Keep the slug simple, short, and representative of the topic you're primarily targeting. For example, let's say you're finishing a listicle on remote job boards.
- Don't do this: Website.com/what-remote-job-boards-are-there-for-you
- Do this instead: Website.com/remote-job-boards
The first one is too specific, while the second one allows for more wiggle room on what the page can be about. If your content starts to unexpectedly rank for tangentially related keywords, you can steer the content towards a new direction without the slug looking weird. And in any case, pages with short URL slugs tend to become featured snippets more prevalently than those with longer URLs.
Secondly, keep your subfolders between 1-3 folders. As a primer,
- Website.com. This is the root domain and has no subfolders.
- Website.com/folder1. This has one subfolder.
- Website.com/folder1/folder2. This has two subfolders.
Why? Subfolders can make your URL very long. Articles that are deeply nested within subfolders may have an internal linking structure, meaning that it may take a longer time to rank on the first page. In fact, according to SEMrush and Brado, pages with 1-3 subfolders get into the featured snippets better than others.
5. Once you rank in the top ten search results, beat your competitor's content
As you've seen in the previous sections, Google chooses the 'best' content among the top ten pages to rank as a featured snippet.
If you really want to capture this position, you'll have to analyze these results' featured snippet content and make sure that your content is both more informative and to the point than theirs.
6. Continue standard search engine optimization techniques
Finally, it's worth doing standard SEO techniques to provide that final push to help turn your content into featured snippets.
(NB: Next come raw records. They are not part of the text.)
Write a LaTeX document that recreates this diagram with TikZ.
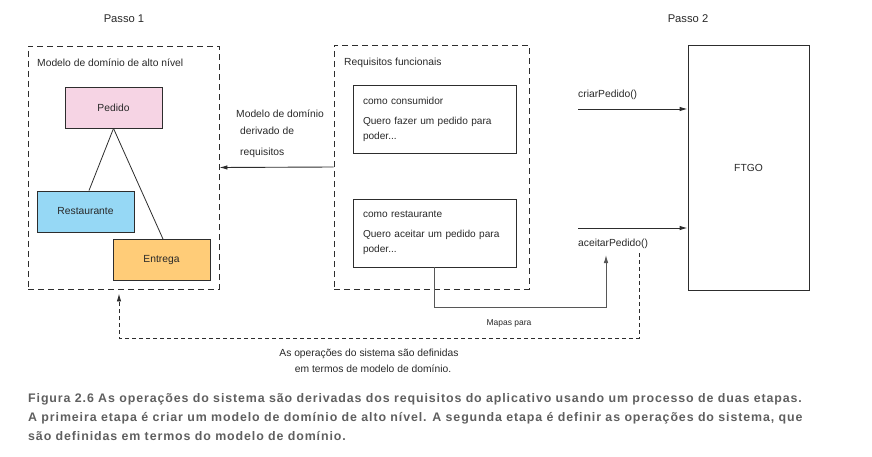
\documentclass[tikz,border=0pt]{standalone}
\usepackage{fontspec}
\setmainfont{Liberation Sans}
\newfontfamily\capfont[LetterSpace=7.2]{Liberation Sans}
\usetikzlibrary{arrows.meta}
\definecolor{txt}{RGB}{40,40,40}
\definecolor{ln}{RGB}{45,45,45}
\definecolor{pinkfill}{RGB}{246,212,228}
\definecolor{bluefill}{RGB}{150,216,245}
\definecolor{orangefill}{RGB}{255,204,120}
\definecolor{capgray}{RGB}{95,95,95}
\tikzset{
  lbl/.style={font=\fontsize{10.3}{12}\selectfont, text=txt, inner sep=0pt},
  entity/.style={draw=ln, line width=0.9pt, minimum width=97pt, minimum height=41pt,
    font=\fontsize{10.3}{12}\selectfont, text=txt},
  group/.style={draw=ln, line width=0.9pt, dash pattern=on 6pt off 4pt},
  reqbox/.style={draw=ln, line width=0.9pt, minimum width=163pt, minimum height=68pt,
    text width=143pt, align=left, inner xsep=10pt,
    font=\fontsize{10.1}{15}\selectfont, text=txt},
  arr/.style={ln, line width=0.9pt, -{Latex[length=8pt,width=4.5pt]}},
  link/.style={ln, line width=0.8pt}
}
\begin{document}
\begin{tikzpicture}[x=1pt,y=-1pt]
\useasboundingbox (0,0) rectangle (872,457);

% step headings
\node[lbl, font=\fontsize{11.2}{13}\selectfont] (p1) at (124,19) {Passo 1};
\node[lbl, font=\fontsize{11.2}{13}\selectfont] (p2) at (688,19) {Passo 2};

% step 1: high-level domain model
\node[group, minimum width=191pt, minimum height=243pt] (dom) at (123.5,167.5) {};
\node[lbl, anchor=west] (domt) at (37,63) {Modelo de domínio de alto nível};
\node[entity, fill=pinkfill] (ped) at (113.5,107.5) {Pedido};
\node[entity, fill=bluefill] (res) at (85.5,211.5) {Restaurante};
\node[entity, fill=orangefill] (ent) at (161.5,260) {Entrega};
\draw[link] (ped.south) -- ([xshift=3.5pt]res.north);
\draw[link] (ped.south) -- ([xshift=1.5pt]ent.north);

% functional requirements
\node[group, minimum width=195pt, minimum height=244pt] (req) at (431.5,167) {};
\node[lbl, anchor=west] (reqt) at (344,63) {Requisitos funcionais};
\node[reqbox] (r1) at (434.5,119) {como consumidor\\[5pt]Quero fazer um pedido para\\poder...};
\node[reqbox] (r2) at (434.5,233) {como restaurante\\[5pt]Quero aceitar um pedido para\\poder...};

% derivation of the domain model
\draw[arr] (req.west) -- (dom.east);
\node[lbl, align=left, anchor=north west] (der) at (236,110)
  {Modelo de domínio\\[4.5pt]\hspace{4pt}derivado de\\[9pt]\hspace{4pt}requisitos};

% step 2: the application and its operations
\node[draw=ln, line width=0.9pt, minimum width=121pt, minimum height=245pt,
  font=\fontsize{10.3}{12}\selectfont, text=txt] (ftgo) at (748.5,167.5) {FTGO};
\coordinate (c1) at (578,109);
\coordinate (c2) at (578,228);
\draw[arr] (c1) -- (c1 -| ftgo.west);
\draw[arr] (c2) -- (c2 -| ftgo.west);
\node[lbl, anchor=west] (crp) at (578,95) {criarPedido()};
\node[lbl, anchor=west] (acp) at (578,244) {aceitarPedido()};

% requirement mapped to the operation
\coordinate (mp) at (606,307);
\coordinate (mt) at (606,255);
\draw[arr, draw=ln!80] (r2.south) |- (mp) -- (mt);
\node[lbl, font=\fontsize{8.5}{10}\selectfont] (mapas) at (509,323) {Mapas para};

% operations defined in terms of the domain model
\coordinate (d0) at (639,253);
\coordinate (d1) at (639,338);
\coordinate (d2) at (119,338);
\draw[arr, dash pattern=on 4pt off 3pt, shorten >=4pt] (d0) -- (d1) -- (d2) -- (d2 |- dom.south);
\node[lbl, align=center] (ops) at (369,361)
  {As operações do sistema são definidas\\[4pt]\hspace{8pt}em termos de modelo de domínio.};

% caption
\node[anchor=north west, align=left, inner sep=0pt, text=capgray,
  font=\capfont\bfseries\fontsize{12.4}{19}\selectfont] (cap) at (28,393.5)
  {Figura 2.6 As operações do sistema são derivadas dos requisitos do aplicativo usando um processo de duas etapas.\\
   A primeira etapa é criar um modelo de domínio de alto nível. A segunda etapa é definir as operações do sistema, que\\
   são definidas em termos do modelo de domínio.};
\end{tikzpicture}
\end{document}
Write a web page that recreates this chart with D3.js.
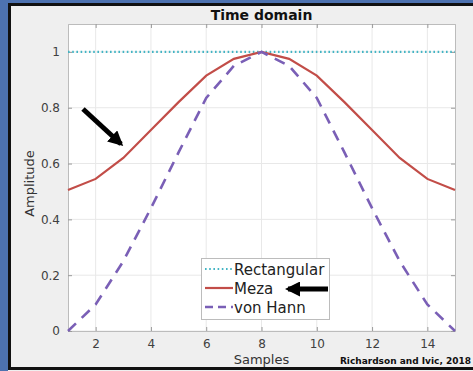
<!DOCTYPE html>
<html><head><meta charset="utf-8">
<script src="https://cdn.jsdelivr.net/npm/d3@7"></script>
<style>
html,body{margin:0;padding:0;background:#efefef;}
svg{display:block;font-family:"DejaVu Sans",sans-serif;}
</style></head>
<body>
<svg id="c" width="473" height="371"></svg>
<script>
const samples = [1,2,3,4,5,6,7,8,9,10,11,12,13,14,15];
const rectangular = [1,1,1,1,1,1,1,1,1,1,1,1,1,1,1];
const meza = [0.505,0.545,0.62,0.72,0.82,0.915,0.975,1,0.975,0.915,0.82,0.72,0.62,0.545,0.505];
const vonHann = [0,0.095,0.25,0.44,0.64,0.835,0.95,1,0.95,0.835,0.64,0.44,0.25,0.095,0];
const xTicks = [2,4,6,8,10,12,14];
const yTicks = [0,0.2,0.4,0.6,0.8,1];
const legendLabels = ["Rectangular","Meza","von Hann"];

const svg = d3.select("#c");
// frame
svg.append("rect").attr("x",0).attr("y",0).attr("width",473).attr("height",371).attr("fill","#efefef");
svg.append("rect").attr("x",0).attr("y",0).attr("width",8).attr("height",371).attr("fill","#4d72b0");
svg.append("rect").attr("x",0).attr("y",0).attr("width",473).attr("height",3).attr("fill","#4d72b0");
svg.append("rect").attr("x",9.5).attr("y",4.5).attr("width",470).attr("height",364).attr("fill","none").attr("stroke","#111").attr("stroke-width",3);

const L=68,R=455,T=24,B=331;
const x = d3.scaleLinear().domain([1,15]).range([L,R]);
const y = d3.scaleLinear().domain([0,1.1]).range([B,T]);

svg.append("rect").attr("x",L).attr("y",T).attr("width",R-L).attr("height",B-T).attr("fill","#fff");
// grid
const g = svg.append("g");
g.selectAll(".gx").data(xTicks).join("line").attr("x1",d=>x(d)).attr("x2",d=>x(d)).attr("y1",T).attr("y2",B).attr("stroke","#e8e8e8");
g.selectAll(".gy").data(yTicks).join("line").attr("y1",d=>y(d)).attr("y2",d=>y(d)).attr("x1",L).attr("x2",R).attr("stroke","#e8e8e8");

// axes
const axB = svg.append("g").attr("transform",`translate(0,${B})`).call(d3.axisBottom(x).tickValues(xTicks).tickSize(-4).tickPadding(8).tickFormat(d3.format("d")));
const axL = svg.append("g").attr("transform",`translate(${L},0)`).call(d3.axisLeft(y).tickValues(yTicks).tickSize(-4).tickPadding(8).tickFormat(d=>d===0?"0":d===1?"1":d3.format(".1f")(d)));
const axT = svg.append("g").attr("transform",`translate(0,${T})`).call(d3.axisTop(x).tickValues(xTicks).tickSize(-4).tickFormat(""));
const axR = svg.append("g").attr("transform",`translate(${R},0)`).call(d3.axisRight(y).tickValues(yTicks).tickSize(-4).tickFormat(""));
[axB,axL,axT,axR].forEach(a=>{
  a.select(".domain").attr("stroke","#bcbcbc");
  a.selectAll(".tick line").attr("stroke","#9a9a9a");
  a.selectAll("text").attr("fill","#404040").attr("font-size",12).attr("font-family","DejaVu Sans");
});

// lines
const line = vals => d3.line().x((d,i)=>x(samples[i])).y(d=>y(d))(vals);
svg.append("path").attr("d",line(rectangular)).attr("fill","none").attr("stroke","#42b4c4").attr("stroke-width",2.2).attr("stroke-dasharray","1.6,2.6");
svg.append("path").attr("d",line(meza)).attr("fill","none").attr("stroke","#c24d48").attr("stroke-width",2.2);
svg.append("path").attr("d",line(vonHann)).attr("fill","none").attr("stroke","#7a5fb6").attr("stroke-width",2.6).attr("stroke-dasharray","11,8");

// title, labels
svg.append("text").attr("x",(L+R)/2).attr("y",20).attr("text-anchor","middle").attr("font-weight","bold").attr("font-size",14).attr("fill","#111").text("Time domain");
svg.append("text").attr("transform",`translate(34,${(T+B)/2+6}) rotate(-90)`).attr("text-anchor","middle").attr("font-size",13).attr("fill","#333").text("Amplitude");
svg.append("text").attr("x",(L+R)/2).attr("y",364).attr("text-anchor","middle").attr("font-size",13).attr("fill","#333").text("Samples");
svg.append("text").attr("x",471).attr("y",364).attr("text-anchor","end").attr("font-size",9).attr("font-weight","bold").attr("fill","#111").text("Richardson and Ivic, 2018");

// legend
const lg = svg.append("g");
lg.append("rect").attr("x",201.5).attr("y",258.5).attr("width",128).attr("height",61).attr("fill","#fff").attr("stroke","#bcbcbc");
const styles = [
  {c:"#42b4c4",w:2.2,da:"1.6,2.6"},
  {c:"#c24d48",w:2.2,da:null},
  {c:"#7a5fb6",w:2.6,da:"8,5"}
];
legendLabels.forEach((lab,i)=>{
  const yy = 269 + i*19;
  lg.append("line").attr("x1",205).attr("x2",233).attr("y1",yy).attr("y2",yy).attr("stroke",styles[i].c).attr("stroke-width",styles[i].w).attr("stroke-dasharray",styles[i].da);
  lg.append("text").attr("x",234).attr("y",yy+5.5).attr("font-size",15).attr("fill","#222").text(lab);
});

// arrows
svg.append("defs").append("marker").attr("id","ah").attr("viewBox","0 0 10 10").attr("refX",8).attr("refY",5)
  .attr("markerWidth",3).attr("markerHeight",3).attr("orient","auto").attr("markerUnits","strokeWidth")
  .append("path").attr("d","M0,0 L10,5 L0,10 Z").attr("fill","#000");
svg.append("line").attr("x1",83).attr("y1",109).attr("x2",121).attr("y2",144).attr("stroke","#000").attr("stroke-width",5).attr("marker-end","url(#ah)");
svg.append("line").attr("x1",328).attr("y1",289).attr("x2",288).attr("y2",289).attr("stroke","#000").attr("stroke-width",5).attr("marker-end","url(#ah)");
</script>
</body></html>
Here are two main things you need to do:
- Provide more depth to the section. This will help you rank higher for the target keyword and for more specific longer-tail queries. Remember that Google itself specifically stated that it rewards content that is rich in depth and breadth.
- Provide more internal links pointing to the piece of content. This way, Google will see that this page is relevant to what you currently produce.
- Conversion rate optimization. From making your content more engaging to implementing email forms, make sure that your search traffic becomes part of your customer base.
What should I do once my pages start to rank as featured snippets?
Celebrate with champagne! 🍾 Partly joking. Once this happens, check your search traffic, closely examine the change in search traffic, and see how well this page converts. If:
- there is an extended period at which search traffic decreases, it's time to update your content and add backlinks and internal links to it.
- the conversion is not as high as you'd like, make the content more engaging and introduce email forms to encourage signups.
- they are not clicking on your result, it may be time to improve your answers to be more comprehensive and make the title more relevant to the target phrase.